Tuesday, August 22, 2006

Conversations on Green Design: Getting Started

Well, it seems that I've happily reached that point in my career where other designers are coming to me asking for advice. Although I get my fair share of the "do you have advice for a new designer looking to get work in this field" questions, the larger portion of questions/fan mail (yes, one person actually called it fan mail) I've received concern how to get into green design, and how they can work with their clients and printers to make their jobs more sustainable.

Recently, I got a comment on one of my blogs from Kerri McHale, a designer in California whose site just makes me think of running through a field picking dandelions when I was six. It makes me smile. Her work is quite lovely as well. Kerri and I have chatted briefly on a couple of design communities I frequent through this particular blog, and she popped over to ask me a few questions:

I've followed you over from the graphic design community, as you've always been so helpful with very well thought out answers, then I noticed on your website that you focus on sustainable and green design practices. You also seem to have developed a very successful business for yourself. I have a question about all that... if you don't mind taking the time to answer.

My whole career I've been working as a full time employee for businesses, and I will be for a while to come (read: Bay Area, CA mortgage squeeze-- no room for the beginning draught of a full time freelance business)... but I plan to begin developing a client base to start up a freelance business, eventually going full time once I move away from California. I'd like to not only implement sustainable design practices, but also, if I have a large enough client base to choose, focus on design and marketing from businesses in sustainable industries.

So my questions for you mostly pertain to when you were starting out:
Did you, from the very start, employ green practices?
Did you (and do you) only employ green practices, or do you also use standard practices depending on the client?
Did you focus only on a certain niche of clients when you first starting developing a client base?

This is my biggest conundrum when I think about a business model, because, starting out, I imagine that I'd lose a lot of valuable clients who don't want to pay more money for sustainability's sake. Then again, if I practice these standards on a case-by-case basis, there's no credibility there, is there?

Incidentally, have you found that practicing green/sustainable design is that much more expensive for the client?

Sheesh, I might as well be conducting an interview!
This is a lot to answer, so I'll understand if you take a pass! But thanks in advance nonetheless! ;-)

After some thought, I offered this:

hey there,

I'm glad you appreciate the work I've been doing—it's a great inspiration to keep going when I hear props coming from others in my line of work.

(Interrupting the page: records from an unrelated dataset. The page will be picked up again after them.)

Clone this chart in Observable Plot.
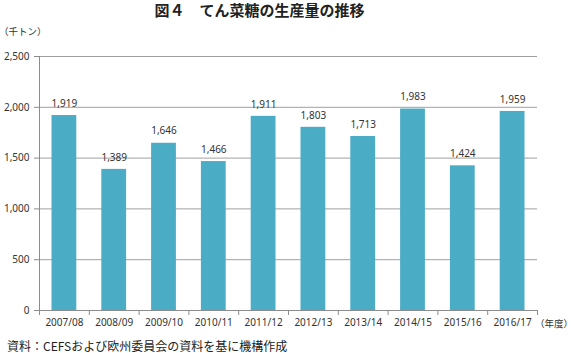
<!DOCTYPE html>
<html><head><meta charset="utf-8">
<script src="https://cdn.jsdelivr.net/npm/d3@7"></script>
<script src="https://cdn.jsdelivr.net/npm/@observablehq/plot@0.6"></script>
<style>
body{margin:0;background:#fff;}
#wrap{position:relative;width:573px;height:353px;overflow:hidden;font-family:"Noto Sans CJK JP","Noto Sans",sans-serif;color:#222;}
#title{height:22px;line-height:20px;font-size:15px;font-weight:bold;text-align:center;padding-right:54px;}
#chart{height:313px;}
#chart svg{display:block;}
#caption{height:18px;line-height:22px;font-size:12px;padding-left:7px;white-space:nowrap;}
.unit{position:absolute;font-size:9.5px;line-height:12px;color:#333;white-space:nowrap;}
</style>
</head>
<body>
<div id="wrap">
  <div id="title">図４　てん菜糖の生産量の推移</div>
  <div id="chart"></div>
  <div id="caption">資料：CEFSおよび欧州委員会の資料を基に機構作成</div>
  <span class="unit" style="left:-1px;top:25px;">（千トン）</span>
  <span class="unit" style="left:535px;top:317px;">（年度）</span>
</div>
<script>
const years = ["2007/08","2008/09","2009/10","2010/11","2011/12","2012/13","2013/14","2014/15","2015/16","2016/17"];
const production = [1919,1389,1646,1466,1911,1803,1713,1983,1424,1959];
const yTicks = [0,500,1000,1500,2000,2500];

const data = years.map((year, i) => ({year, i, value: production[i]}));
const fmt = d3.format(",");

const chart = Plot.plot({
  width: 573,
  height: 313,
  marginTop: 34,
  marginBottom: 25,
  marginLeft: 39,
  marginRight: 36,
  style: {fontFamily: "'Noto Sans', sans-serif", fontSize: "10px", color: "#333", background: "#fff"},
  x: {domain: [0, years.length]},
  y: {domain: [0, 2500]},
  marks: [
    Plot.gridY(yTicks, {stroke: "#a0a0a0", strokeOpacity: 1}),
    Plot.rect(data, {x1: "i", x2: d => d.i + 1, y1: 0, y2: "value", fill: "#4bacc6", insetLeft: 12.5, insetRight: 12.5}),
    Plot.ruleY([0], {stroke: "#8c8c8c"}),
    Plot.ruleX([0], {stroke: "#8c8c8c"}),
    Plot.axisY({ticks: yTicks, tickSize: 5, tickPadding: 5, tickFormat: fmt, stroke: "#8c8c8c", fill: "#333", label: null}),
    Plot.axisX({ticks: d3.range(years.length + 1), tickSize: 5, tickFormat: () => "", stroke: "#8c8c8c", label: null}),
    Plot.axisX({ticks: data.map(d => d.i + 0.5), tickSize: 0, tickPadding: 8, tickFormat: v => years[Math.floor(v)], fill: "#333", label: null}),
    Plot.text(data, {x: d => d.i + 0.5, y: "value", text: d => fmt(d.value), dy: -12, fill: "#333"})
  ]
});
document.getElementById("chart").appendChild(chart);
</script>
</body></html>
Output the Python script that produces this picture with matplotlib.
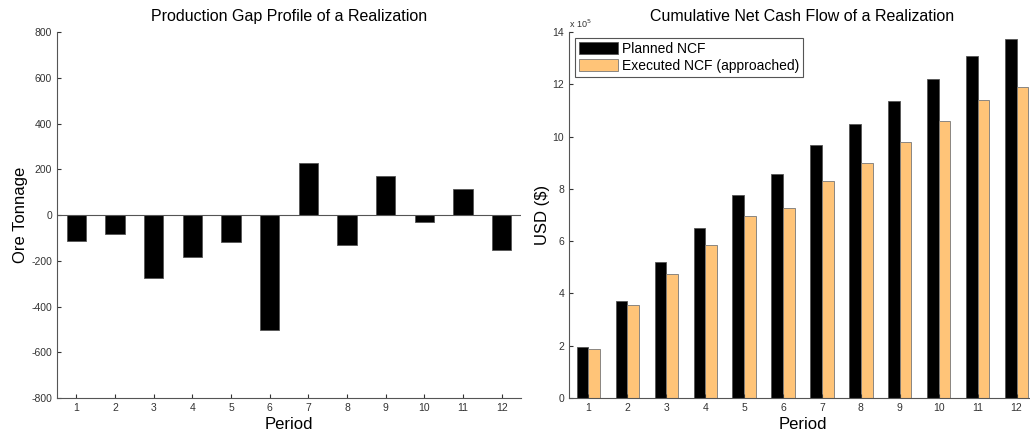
#! /usr/bin/env python3

import numpy as np
import matplotlib
matplotlib.use("Agg")
import matplotlib.pyplot as plt

plt.rcParams['font.family'] = ['Liberation Sans', 'DejaVu Sans']
plt.rcParams['axes.unicode_minus'] = False

periods = [1, 2, 3, 4, 5, 6, 7, 8, 9, 10, 11, 12]
# production gap per period (ore tonnage)
gap = [-114, -83, -277, -185, -117, -502, 226, -131, 169, -32, 112, -153]
# cumulative NCF in units of 1e5 USD
planned = [1.97, 3.73, 5.20, 6.51, 7.76, 8.56, 9.67, 10.50, 11.37, 12.21, 13.09, 13.73]
executed = [1.87, 3.56, 4.73, 5.85, 6.97, 7.28, 8.30, 9.00, 9.78, 10.58, 11.41, 11.90]

fig = plt.figure(figsize=(10.3, 4.37), dpi=100)

def style(ax):
    ax.spines['top'].set_visible(False)
    ax.spines['right'].set_visible(False)
    ax.spines['left'].set_color('#555555')
    ax.spines['bottom'].set_color('#555555')
    ax.tick_params(direction='in', length=3, labelsize=7.5, colors='#333333')
    ax.set_xticks(periods)
    ax.set_xlim(0.5, 12.5)

# left: production gap
ax1 = fig.add_axes([0.0553, 0.0892, 0.4505, 0.8375])
x = np.array(periods)
ax1.bar(x, gap, width=0.5, color='black', edgecolor='#555555', linewidth=0.6)
ax1.axhline(0, color='#555555', linewidth=0.8)
ax1.set_ylim(-800, 800)
ax1.set_yticks(range(-800, 801, 200))
style(ax1)
ax1.set_title('Production Gap Profile of a Realization', fontsize=11.5, pad=8)
ax1.set_xlabel('Period', fontsize=12, labelpad=3)
ax1.set_ylabel('Ore Tonnage', fontsize=12, labelpad=2)

# right: cumulative net cash flow
ax2 = fig.add_axes([0.5524, 0.0892, 0.4534, 0.8375])
w = 0.3
ax2.bar(x - w / 2, planned, width=w, color='black', edgecolor='#555555',
        linewidth=0.6, label='Planned NCF')
ax2.bar(x + w / 2, executed, width=w, color='#FFC478', edgecolor='#777777',
        linewidth=0.6, label='Executed NCF (approached)')
ax2.set_ylim(0, 14)
ax2.set_yticks(range(0, 15, 2))
style(ax2)
ax2.text(0.0, 1.005, r'x 10$^5$', transform=ax2.transAxes, fontsize=6.5,
         ha='left', va='bottom', color='#333333')
ax2.set_title('Cumulative Net Cash Flow of a Realization', fontsize=11.5, pad=8)
ax2.set_xlabel('Period', fontsize=12, labelpad=3)
ax2.set_ylabel('USD ($)', fontsize=12, labelpad=2)
leg = ax2.legend(loc='upper left', fontsize=10, fancybox=False, framealpha=1,
                 edgecolor='#555555', handlelength=2.8, handleheight=1.0,
                 borderaxespad=0.4, borderpad=0.3, labelspacing=0.2,
                 handletextpad=0.3)
leg.get_frame().set_linewidth(0.8)

fig.savefig('out.png', dpi=100)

In response to your questions, I had always thought about green practices and done my best to employ them to my limited knowledge on every freelance project I did—with my "day jobs," it wasn't always an option. But I have long been a fan and avid supporter of recycled paper, and from the very first project I was fighting to use it in every job I had some control over the printing on. After I started my studio and started searching around for a focus, my thoughts turned to green design, and it just clicked. I got in touch with a woman I knew in Providence who had a design firm that employed green practices, and asked her for advice. She happily gave me a bunch of resources to check out, and I started doing the research.

To the best of my ability, I employ exclusively green practices. Occasionally you get the odd job—a business card here or there where the client already has a printer lined up and it's just a quick one-off job from someone you're helping out for a moment or two—and you end up not being able to have the control you need to be green; but it's been my experience that most clients will listen if you explain to them why, and that you can still have beautiful design that's sustainable and reasonably priced.

As for a niche, I don't know that I focus on one particular niche, although some would say I do. I talk about green design wherever I have the chance, online and off, and I've noticed that the clients who come to me lately genuinely care about green design and want to apply sustainable principles to their jobs. What it comes down to is that, as the designer, you have the control. If you make it clear that this is how you work, the client either respects that or doesn't. If they don't, you probably shouldn't be working with them.

As far as pricing goes, I've found the majority of pricing to be competitive on going green vs. not going green. The trick is doing the research and figuring out what's entailed. The basics (veggie ink and 100% postconsumer paper) isn't going to up your cost that much (although some would claim that it's expensive compared to places like Vistaprint, but frankly, that site doesn't even factor into the equation on the vast majority of my work), but ink-saving techniques like die-cutting and embossing can. It's really up to the specifics of the job, and where you want to go with a specific piece.

What I'd suggest is to do some research—start with Partners in Design's Eco Strategies and Celery Design's Eco Guide to Paper, and spend some time on Re-Nourish. Then start talking to your clients about it. Get price quotes on recycled vs. non-recycled. Most high-end papers have at least one recycled option, and it's usually similar in price to the other sheets in the line. Make them see that it will make barely a blip on their bottom line, and the good karma they get from going green on their materials will pay for it in spades and accolades. Then make the switch and start pitching yourself as green.